«La décision du ministère de l’Intérieur est anticonstitutionnelle»
Des organisations réagissent aux propos de Daho Ould Kablia
«La décision du ministère de l’Intérieur est anticonstitutionnelle»
El Watan, 22 décembre 2011
Interdire aux associations de protester sur la place publique est anticonstitutionnel», affirment des responsables de certaines organisations en réaction aux déclarations du ministre de l’Intérieur et des Collectivités locales, qui avait menacé de dissoudre les associations qui recourraient à la protestation sur la voie publique.
«Les associations qui lancent des appels à des grève visent la perturbation de l’ordre public (…) et de ce fait, elles risquent de disparaître», avait-il déclaré, mardi dernier, en marge d’une séance plénière du Sénat consacrée au débat sur le projet de loi sur les associations. Pour les responsables des organisations que nous avons interrogés, cette menace cache une volonté de restreindre encore plus les libertés collectives et d’expression. Les acteurs de la société civile pensent que l’administration cherche par tous les moyens à museler les syndicats et les associations. Ainsi, le président de la Ligue algérienne de défense des droits de l’homme (LADDH), Mostafa Bouchachi, qualifie d’«anticonstitutionnelle» l’interdiction évoquée par le ministre de l’Intérieur. «Il n’a pas à qualifier les sit-in ou les marches comme des actions illégales. Toute association a le droit de militer dans les rues, et seule la justice a le droit de statuer sur la légalité ou l’illégalité de son action», explique-t-il. Mostafa Bouchachi indique que «les associations, notamment la LADDH, sont habituées aux déclarations de ministres qui ne respectent pas les textes de loi du pays». «L’Algérie n’est pas un Etat de droit et la justice n’est pas indépendante. Il n’y a aucun contrepouvoir qui puisse s’opposer à l’Exécutif», ajoute-t-il.

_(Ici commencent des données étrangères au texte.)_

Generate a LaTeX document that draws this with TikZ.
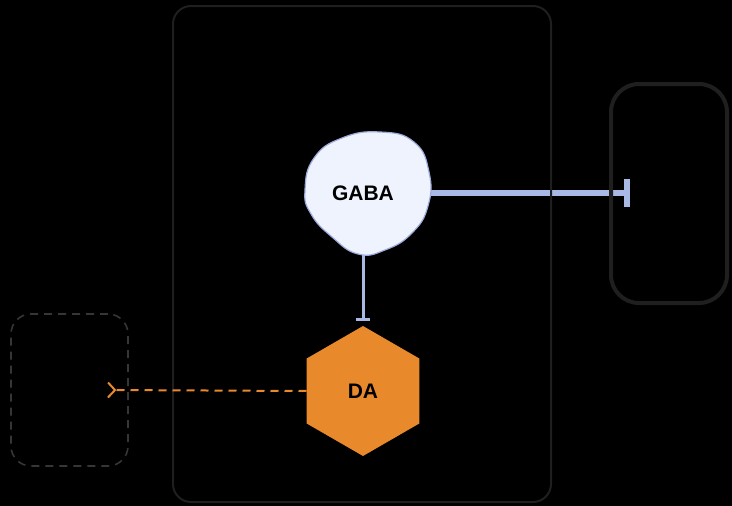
\documentclass[tikz,border=0pt]{standalone}
\usepackage{fontspec}
\setmainfont{Liberation Sans}
\usetikzlibrary{arrows.meta,shapes.geometric}
\pgfdeclarelayer{back}
\pgfsetlayers{back,main}
\definecolor{framegray}{HTML}{1F1F1F}
\definecolor{dashgray}{HTML}{363636}
\definecolor{gabafill}{HTML}{EEF3FD}
\definecolor{gabaline}{HTML}{9DAAD9}
\definecolor{inhibblue}{HTML}{A9B9E6}
\definecolor{daorange}{HTML}{E8892B}
\tikzstyle{label} = [font=\fontsize{21}{25}\selectfont\bfseries, text=black]
\tikzstyle{region} = [draw=framegray, line width=2pt, rectangle, rounded corners=18pt, inner sep=0pt]
\tikzstyle{target} = [region, line width=4pt, rounded corners=28pt]
\tikzstyle{source} = [region, draw=dashgray, line width=1.6pt, dash pattern=on 8pt off 6pt, rounded corners=20pt]
\tikzstyle{gababody} = [draw=gabaline, fill=gabafill, line width=1.2pt]
\tikzstyle{neuron} = [circle, inner sep=0pt, minimum size=124pt]
\tikzstyle{hexcell} = [regular polygon, regular polygon sides=6, shape border rotate=30, fill=daorange, inner sep=0pt, minimum size=130pt]
\tikzstyle{inhib} = [draw=inhibblue, line width=6pt]
\tikzstyle{project} = [draw=daorange, line width=2pt, dash pattern=on 8pt off 6pt]

\begin{document}
\begin{tikzpicture}[x=1pt, y=-1pt]
\begin{pgfonlayer}{back}
\fill[black] (0,0) rectangle (732,506);
\end{pgfonlayer}
\useasboundingbox (0,0) rectangle (732,506);

\node (area) [region, minimum width=378pt, minimum height=496pt] at (362,254) {};

\draw [gababody] plot[smooth cycle, tension=0.8] coordinates {(305,190) (314,158) (342,138) (380,132) (414,142) (429,172) (428,206) (412,233) (385,250) (358,254) (332,237) (311,214)};
\node (gaba) [neuron] at (363,193) {};
\node at (gaba) [label] {GABA};

\node (da) [hexcell] at (363,391) {};
\node at (da) [label] {DA};

\node (output) [target, minimum width=116pt, minimum height=219pt] at (669,193.5) {};
\node (input) [source, minimum width=117pt, minimum height=152pt] at (69.5,390) {};
\coordinate (blockpoint) at (630,193);
\coordinate (inport) at (107,390);

\begin{pgfonlayer}{back}
\draw [inhib, -{Bar[width=28pt]}] (gaba.east) -- (blockpoint);
\end{pgfonlayer}

\draw [inhib, line width=3pt, -{Bar[width=14pt]}, shorten >=5pt] (gaba.south) -- (da.north);

\draw [project, -{Straight Barb[reversed, length=7pt, width=15pt]}] (da.west) -- (inport);
\end{tikzpicture}
\end{document}
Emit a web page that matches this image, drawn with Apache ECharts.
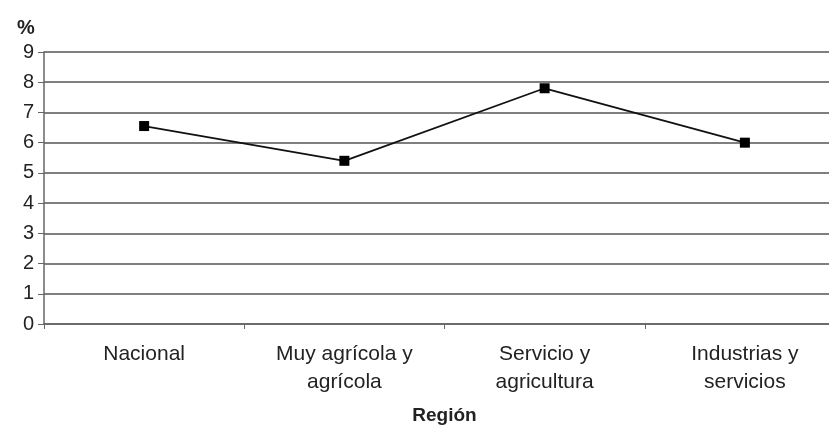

Pour sa part, Boudjemaâ Ghechir, président de la Ligue algérienne des droits de l’homme (LADH), estime que «les propos de Ould Kablia sont contradictoires». «Si les associations n’exposent pas les problèmes de l’Algérie, vont-elles évoquer ceux des autres pays ?», s’interroge-t-il. Le premier responsable de la LADH précise également que «les sit-in et les marches sont des modes d’expression démocratique et les interdire est une offense à la démocratie». «La Constitution stipule que tout Algérien a le droit de s’exprimer librement», rappelle-t-il. Selon lui, «le pouvoir actuel gère un Etat-système qui accapare l’espace public. La seule solution face à ce régime est que les Algériens recouvrent leur citoyenneté», indique-t-il. Dans le même sens, Mourad Tchiko, membre du bureau national du Syndicat national autonome des personnels de l’administration publique (Snapap), dénonce les propos du ministre de l’Intérieur. Il souligne que «le citoyen algérien a le droit de dénoncer et d’évoquer tous les problèmes du pays». «Il faut dire à Ould Kablia que la Constitution garantit un droit : celui de militer pacifiquement. Les sit-in et les marches ne sont qu’un mode d’expression», soutient-il. Et d’ajouter : «Je pense que l’administration veut interdire les protestations dans les rues pour que personne ne dénonce la corruption, la mauvaise gestion et le détournement de deniers publics.»